The Jewellery Quarter has two remarkable cemeteries, at Key Hill and Warstone Lane, which are on the national register of Historic Parks and Gardens, and which are currently the subjects of schemes for renovation. The city council has applied for funding for the schemes from the Heritage Lottery Fund and Historic England, and decisions are expected next month.

Key Hill was Birmingham's first cemetery, opened in 1836. It was dedicated to the city's Nonconformist communities, who were restricted from being buried in Anglican churchyards. Warstone Lane was an Anglican burial ground, and was opened in 1848.

At this time, what we now know as the Jewellery Quarter was still very residential, and both cemeteries were conceived, not only as locations to bury bodies, but as public landscapes in which residents and visitors could stroll and enjoy the picturesque setting. To be among death can bring melancholy, but the Victorians well recognised that there is a pleasure to be found in melancholy, and these landscapes were designed for it.

Both cemeteries lie on a hillside which was quarried for sand, for use in metal casting by the local industry. They have catacombs which are cut into the inclines left by the quarrying, and Key Hill also has dramatic cliffs, both of sandstone and of brickwork. Both cemeteries have magnificent trees: predominantly black poplars in Warstone Lane, and London planes in Key Hill.

There is a melancholy to be found in death. There is also a melancholy to be found in neglect, and Key Hill in particular has plenty of that. To wander between the overgrown gravestones, past crumbling sandstone walls, along rutted and irregular footpaths, is a romantic experience.

But this romanticism cannot justify the neglect which Key Hill has suffered for decades. It is the task of the restoration to improve the cemetery's fabric, while retaining the sense of a secluded, mysterious and secret place, shrouded by giant gnarled plane trees, which is its special quality.

Warstone Lane cemetery, being adjacent to Vyse Street with its busy jewellery shops, is more public. It also has a more open spatial character, with less tree cover than Key Hill. Being more public, it has historically been better maintained. However, it lost its iron boundary railings after the Second World War, and the masonry walls of its catacombs are in poor repair.

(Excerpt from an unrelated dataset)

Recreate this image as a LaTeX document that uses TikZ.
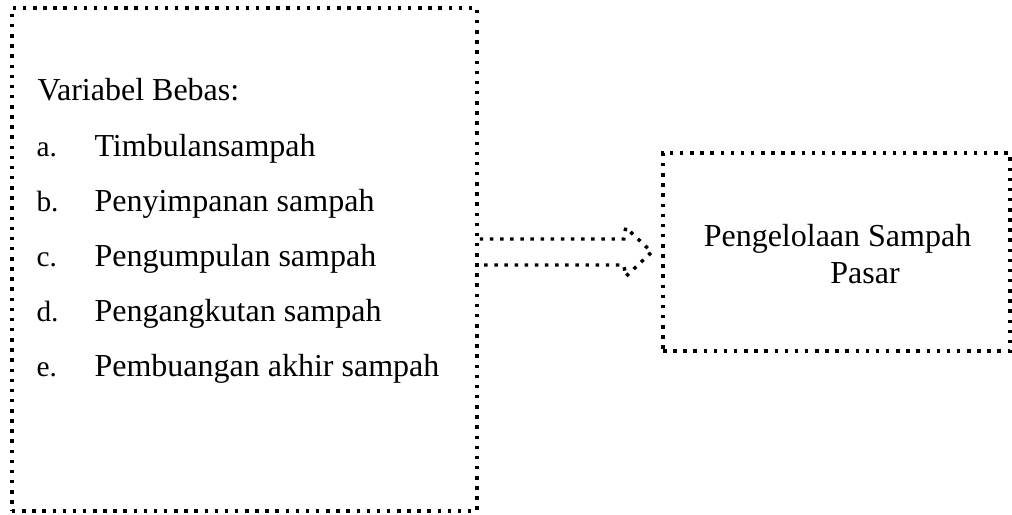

Both cemeteries originally had imposing chapels, of contrasting architecture. The Anglican Warstone Lane had a large cruciform Gothic building with a tall tower and spire, standing on the high ground above the catacombs. It was demolished in 1958.

Key Hill's chapel was neoclassical: a severe Doric chapel in line with the main entrance on Icknield Street, designed by the Birmingham architect Charles Edge, who also laid out the plan for the whole cemetery. Edge's chapel was demolished in 1966.

The renovation scheme for Warstone Lane includes a Garden of Memory and Reflection, in which the footprint of the demolished chapel, currently completely invisible, is made into a paved area with seats, raised on a stone plinth which reproduces the shape of the chapel's walls.

This is an imaginative idea, and it is a pity that Edge's chapel at Key Hill is not being treated similarly. Tracing its rectangular footprint would be a much simpler operation.

The schemes, which are designed by the city council's Landscape Practice Group, make a distinction between the design of elements to replace those which have disappeared, and the design of elements which are new additions. In the first category are new boundary railings for Warstone Lane, and stone gate piers, and they are designed to match the original 19th century manner.

In the second category are stainless steel balustrades to be added to the catacomb terraces at Warstone Lane. The terraces were built only with low sandstone parapets, and the balustrades will remove the risk of injury from falls. They are designed of modern materials in a modern manner, and the same attitude is brought to the new Garden of Memory and Reflection.

This distinction made between two different modes of design is intelligent and appropriate.

This proposed renovation of the two cemeteries, which is being project-managed for the city council by the Birmingham Conservation Trust, is very welcome. The two cemeteries are places most evocative of the 19th century period which shaped Birmingham, and many of its leading citizens – among them Joseph Chamberlain, George Dawson, Harriet Martineau, Alfred Bird, and Charles Edge himself – are buried there.

The gravestones themselves are not included in the renovation. But I hope that after completion of the schemes, future maintenance of the public areas will improve. The council has put a ten year management plan in place, but these remarkable places need a lasting commitment. Future generations of citizens should be able to enjoy the sweet melancholy of death, without also experiencing the less wholesome melancholy of neglect.